**Excerpted data:**
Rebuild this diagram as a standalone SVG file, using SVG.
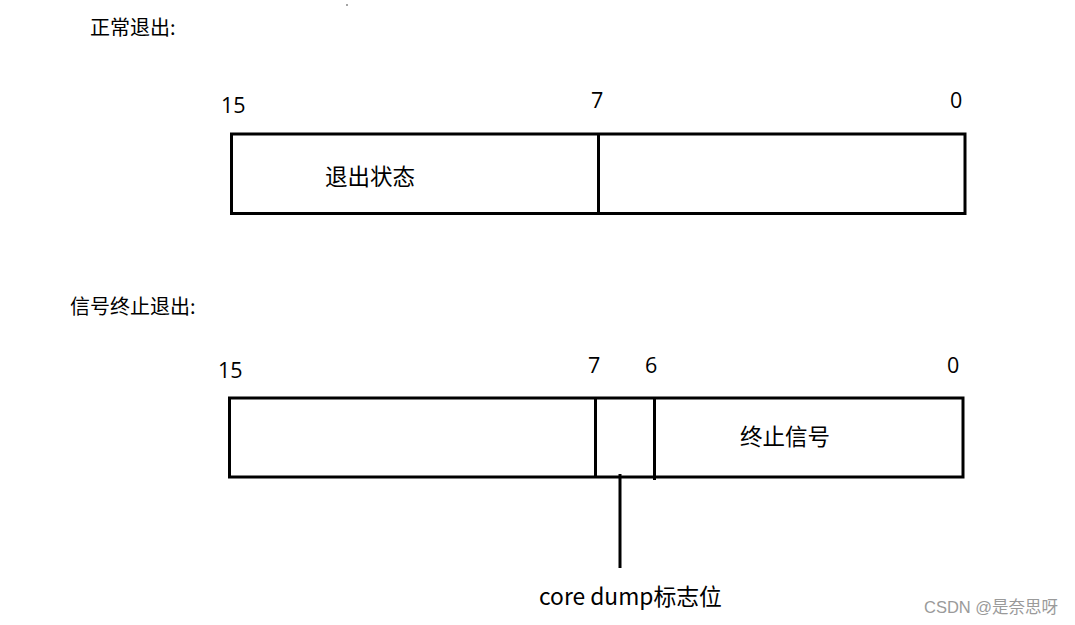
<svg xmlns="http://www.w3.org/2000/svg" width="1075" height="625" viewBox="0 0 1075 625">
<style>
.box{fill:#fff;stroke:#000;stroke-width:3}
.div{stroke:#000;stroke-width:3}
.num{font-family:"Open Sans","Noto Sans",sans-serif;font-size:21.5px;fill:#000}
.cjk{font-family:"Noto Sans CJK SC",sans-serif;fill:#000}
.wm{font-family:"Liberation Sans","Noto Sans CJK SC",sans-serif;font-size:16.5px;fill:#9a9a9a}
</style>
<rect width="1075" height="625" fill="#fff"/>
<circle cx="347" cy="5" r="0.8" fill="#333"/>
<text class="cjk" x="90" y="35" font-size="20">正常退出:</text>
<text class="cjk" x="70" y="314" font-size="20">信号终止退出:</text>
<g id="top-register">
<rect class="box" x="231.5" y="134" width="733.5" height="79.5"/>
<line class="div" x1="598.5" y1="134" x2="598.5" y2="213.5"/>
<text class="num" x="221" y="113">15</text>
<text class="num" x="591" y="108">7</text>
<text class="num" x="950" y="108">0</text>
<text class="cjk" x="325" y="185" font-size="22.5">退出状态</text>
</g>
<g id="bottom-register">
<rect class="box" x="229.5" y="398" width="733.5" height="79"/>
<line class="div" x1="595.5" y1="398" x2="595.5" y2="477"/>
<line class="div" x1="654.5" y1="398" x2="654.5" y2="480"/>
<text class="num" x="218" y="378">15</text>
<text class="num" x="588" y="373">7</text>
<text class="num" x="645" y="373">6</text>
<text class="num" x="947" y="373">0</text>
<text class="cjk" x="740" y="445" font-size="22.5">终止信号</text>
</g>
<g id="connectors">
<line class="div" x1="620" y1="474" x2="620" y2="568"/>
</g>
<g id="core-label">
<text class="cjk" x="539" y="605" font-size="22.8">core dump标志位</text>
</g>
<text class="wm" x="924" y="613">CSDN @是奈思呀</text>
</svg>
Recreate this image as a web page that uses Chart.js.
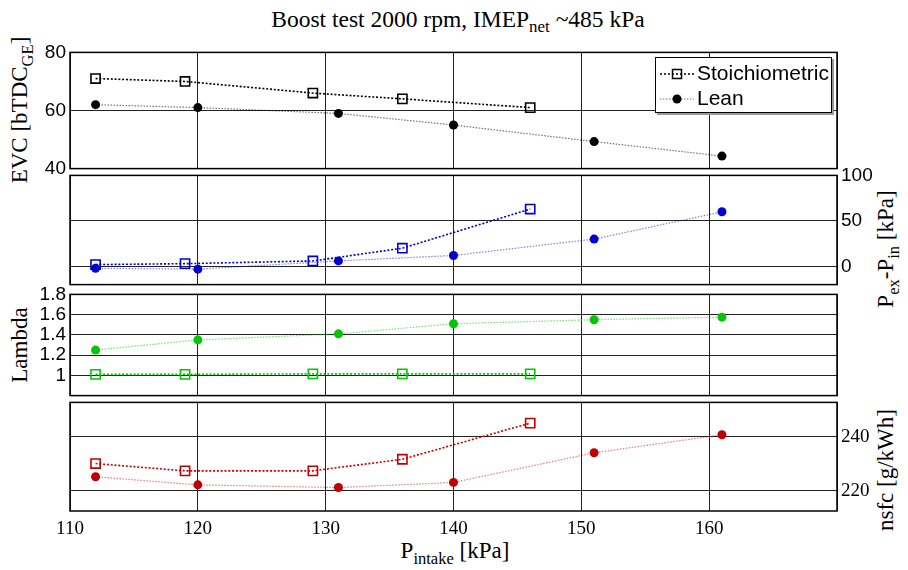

**Exercise:**
Leave out the pictures and output the rest of the material exactly as written.

**Task response:**
Rebuild this diagram as a standalone SVG file, using SVG.
<svg xmlns="http://www.w3.org/2000/svg" width="1075" height="625" viewBox="0 0 1075 625">
<style>
.box{fill:#fff;stroke:#000;stroke-width:3}
.div{stroke:#000;stroke-width:3}
.num{font-family:"Open Sans","Noto Sans",sans-serif;font-size:21.5px;fill:#000}
.cjk{font-family:"Noto Sans CJK SC",sans-serif;fill:#000}
.wm{font-family:"Liberation Sans","Noto Sans CJK SC",sans-serif;font-size:16.5px;fill:#9a9a9a}
</style>
<rect width="1075" height="625" fill="#fff"/>
<circle cx="347" cy="5" r="0.8" fill="#333"/>
<text class="cjk" x="90" y="35" font-size="20">正常退出:</text>
<text class="cjk" x="70" y="314" font-size="20">信号终止退出:</text>
<g id="top-register">
<rect class="box" x="231.5" y="134" width="733.5" height="79.5"/>
<line class="div" x1="598.5" y1="134" x2="598.5" y2="213.5"/>
<text class="num" x="221" y="113">15</text>
<text class="num" x="591" y="108">7</text>
<text class="num" x="950" y="108">0</text>
<text class="cjk" x="325" y="185" font-size="22.5">退出状态</text>
</g>
<g id="bottom-register">
<rect class="box" x="229.5" y="398" width="733.5" height="79"/>
<line class="div" x1="595.5" y1="398" x2="595.5" y2="477"/>
<line class="div" x1="654.5" y1="398" x2="654.5" y2="480"/>
<text class="num" x="218" y="378">15</text>
<text class="num" x="588" y="373">7</text>
<text class="num" x="645" y="373">6</text>
<text class="num" x="947" y="373">0</text>
<text class="cjk" x="740" y="445" font-size="22.5">终止信号</text>
</g>
<g id="connectors">
<line class="div" x1="620" y1="474" x2="620" y2="568"/>
</g>
<g id="core-label">
<text class="cjk" x="539" y="605" font-size="22.8">core dump标志位</text>
</g>
<text class="wm" x="924" y="613">CSDN @是奈思呀</text>
</svg>
Recreate this image as a web page that uses Chart.js.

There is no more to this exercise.